### [Aim]
Provide nothing beyond the count of lines that include the string "with".
::::::::::
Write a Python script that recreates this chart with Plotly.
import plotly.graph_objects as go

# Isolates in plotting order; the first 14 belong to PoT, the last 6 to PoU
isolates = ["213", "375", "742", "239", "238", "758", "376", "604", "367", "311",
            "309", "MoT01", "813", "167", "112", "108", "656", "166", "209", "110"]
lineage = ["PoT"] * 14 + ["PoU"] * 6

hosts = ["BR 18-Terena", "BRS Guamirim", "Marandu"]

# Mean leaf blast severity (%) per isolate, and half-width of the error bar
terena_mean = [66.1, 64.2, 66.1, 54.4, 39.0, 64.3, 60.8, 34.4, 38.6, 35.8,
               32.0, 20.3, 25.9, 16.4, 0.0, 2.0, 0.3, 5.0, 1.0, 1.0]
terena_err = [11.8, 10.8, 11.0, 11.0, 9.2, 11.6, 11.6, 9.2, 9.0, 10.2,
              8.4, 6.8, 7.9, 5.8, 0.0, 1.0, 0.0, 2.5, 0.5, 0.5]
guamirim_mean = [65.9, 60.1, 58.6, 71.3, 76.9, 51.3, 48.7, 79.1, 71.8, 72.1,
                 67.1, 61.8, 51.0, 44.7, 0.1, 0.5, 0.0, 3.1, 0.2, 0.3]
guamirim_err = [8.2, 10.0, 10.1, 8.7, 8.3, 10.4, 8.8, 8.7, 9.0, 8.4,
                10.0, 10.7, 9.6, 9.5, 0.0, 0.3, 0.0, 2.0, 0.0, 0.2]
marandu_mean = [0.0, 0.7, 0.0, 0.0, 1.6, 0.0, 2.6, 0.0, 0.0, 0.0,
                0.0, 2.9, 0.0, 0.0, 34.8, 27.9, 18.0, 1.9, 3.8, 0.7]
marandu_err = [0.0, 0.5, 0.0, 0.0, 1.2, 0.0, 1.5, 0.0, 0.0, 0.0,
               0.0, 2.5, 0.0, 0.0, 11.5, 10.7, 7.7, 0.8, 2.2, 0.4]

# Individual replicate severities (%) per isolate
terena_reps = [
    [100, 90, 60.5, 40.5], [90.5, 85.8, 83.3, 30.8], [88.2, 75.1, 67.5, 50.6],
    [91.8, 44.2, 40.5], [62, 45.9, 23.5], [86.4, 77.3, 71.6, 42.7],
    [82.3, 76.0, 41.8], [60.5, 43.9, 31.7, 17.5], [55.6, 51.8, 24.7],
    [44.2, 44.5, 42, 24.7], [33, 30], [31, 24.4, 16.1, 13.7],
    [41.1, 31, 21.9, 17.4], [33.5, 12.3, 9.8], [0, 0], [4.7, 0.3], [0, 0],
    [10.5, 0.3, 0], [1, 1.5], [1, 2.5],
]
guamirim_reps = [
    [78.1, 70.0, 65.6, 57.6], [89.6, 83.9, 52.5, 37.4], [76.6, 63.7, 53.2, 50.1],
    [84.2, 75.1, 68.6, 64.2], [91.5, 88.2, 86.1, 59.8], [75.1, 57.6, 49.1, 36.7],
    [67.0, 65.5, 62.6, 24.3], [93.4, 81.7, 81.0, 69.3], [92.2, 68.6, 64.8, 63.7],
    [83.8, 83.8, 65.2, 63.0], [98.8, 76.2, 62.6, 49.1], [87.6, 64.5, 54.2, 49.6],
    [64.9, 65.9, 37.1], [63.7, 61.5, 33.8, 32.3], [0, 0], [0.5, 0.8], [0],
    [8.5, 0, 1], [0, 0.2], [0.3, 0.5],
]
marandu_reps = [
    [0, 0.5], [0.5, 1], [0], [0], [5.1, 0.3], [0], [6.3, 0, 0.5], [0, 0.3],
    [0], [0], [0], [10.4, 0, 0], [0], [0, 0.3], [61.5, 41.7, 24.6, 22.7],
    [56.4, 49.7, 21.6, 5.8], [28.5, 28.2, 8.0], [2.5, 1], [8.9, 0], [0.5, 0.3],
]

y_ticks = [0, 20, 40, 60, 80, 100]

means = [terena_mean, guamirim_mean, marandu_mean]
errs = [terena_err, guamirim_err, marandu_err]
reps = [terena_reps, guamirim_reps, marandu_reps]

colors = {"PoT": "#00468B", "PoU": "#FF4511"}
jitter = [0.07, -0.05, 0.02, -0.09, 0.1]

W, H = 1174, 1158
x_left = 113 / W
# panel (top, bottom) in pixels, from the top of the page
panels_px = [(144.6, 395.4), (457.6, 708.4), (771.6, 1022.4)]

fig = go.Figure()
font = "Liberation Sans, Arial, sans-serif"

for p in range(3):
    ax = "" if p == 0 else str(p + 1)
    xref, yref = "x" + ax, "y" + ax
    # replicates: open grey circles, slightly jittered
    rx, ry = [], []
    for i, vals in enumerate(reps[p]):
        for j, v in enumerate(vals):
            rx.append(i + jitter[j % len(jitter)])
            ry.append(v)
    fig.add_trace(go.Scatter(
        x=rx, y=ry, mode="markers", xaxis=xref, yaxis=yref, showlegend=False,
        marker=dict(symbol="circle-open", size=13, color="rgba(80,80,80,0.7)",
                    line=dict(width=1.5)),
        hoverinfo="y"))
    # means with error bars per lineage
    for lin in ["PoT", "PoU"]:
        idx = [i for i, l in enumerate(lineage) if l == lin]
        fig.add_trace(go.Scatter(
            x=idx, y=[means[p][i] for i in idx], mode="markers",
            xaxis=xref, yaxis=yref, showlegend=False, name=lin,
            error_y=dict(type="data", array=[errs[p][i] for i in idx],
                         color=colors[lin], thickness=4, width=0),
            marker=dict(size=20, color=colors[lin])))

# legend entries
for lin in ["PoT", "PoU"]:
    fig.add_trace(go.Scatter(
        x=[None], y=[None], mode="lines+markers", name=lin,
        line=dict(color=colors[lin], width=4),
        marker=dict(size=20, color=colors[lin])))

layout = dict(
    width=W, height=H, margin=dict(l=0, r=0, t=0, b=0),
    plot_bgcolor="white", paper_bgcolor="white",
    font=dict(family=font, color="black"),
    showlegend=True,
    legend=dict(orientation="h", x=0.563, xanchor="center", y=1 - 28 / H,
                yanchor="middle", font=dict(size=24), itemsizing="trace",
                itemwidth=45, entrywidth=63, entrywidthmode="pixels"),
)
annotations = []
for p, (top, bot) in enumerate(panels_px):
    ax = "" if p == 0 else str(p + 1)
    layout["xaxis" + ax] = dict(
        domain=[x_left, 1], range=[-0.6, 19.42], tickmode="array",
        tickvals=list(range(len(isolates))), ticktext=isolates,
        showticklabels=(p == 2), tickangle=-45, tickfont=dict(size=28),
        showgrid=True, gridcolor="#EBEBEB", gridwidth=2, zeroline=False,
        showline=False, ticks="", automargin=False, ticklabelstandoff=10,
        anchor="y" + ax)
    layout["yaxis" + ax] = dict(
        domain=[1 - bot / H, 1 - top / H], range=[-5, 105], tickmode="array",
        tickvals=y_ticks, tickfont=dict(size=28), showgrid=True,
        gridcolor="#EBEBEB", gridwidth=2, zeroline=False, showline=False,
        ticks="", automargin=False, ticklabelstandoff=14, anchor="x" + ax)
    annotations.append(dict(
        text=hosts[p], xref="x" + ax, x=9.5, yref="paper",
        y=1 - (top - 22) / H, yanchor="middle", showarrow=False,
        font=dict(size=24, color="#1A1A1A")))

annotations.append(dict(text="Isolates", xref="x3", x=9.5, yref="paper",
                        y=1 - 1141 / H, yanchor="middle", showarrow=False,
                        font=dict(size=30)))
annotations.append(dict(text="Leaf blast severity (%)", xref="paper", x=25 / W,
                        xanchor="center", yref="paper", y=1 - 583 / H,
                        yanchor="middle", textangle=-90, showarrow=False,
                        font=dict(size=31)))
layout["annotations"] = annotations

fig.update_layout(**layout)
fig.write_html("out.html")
::::::::::
### [Reply]
2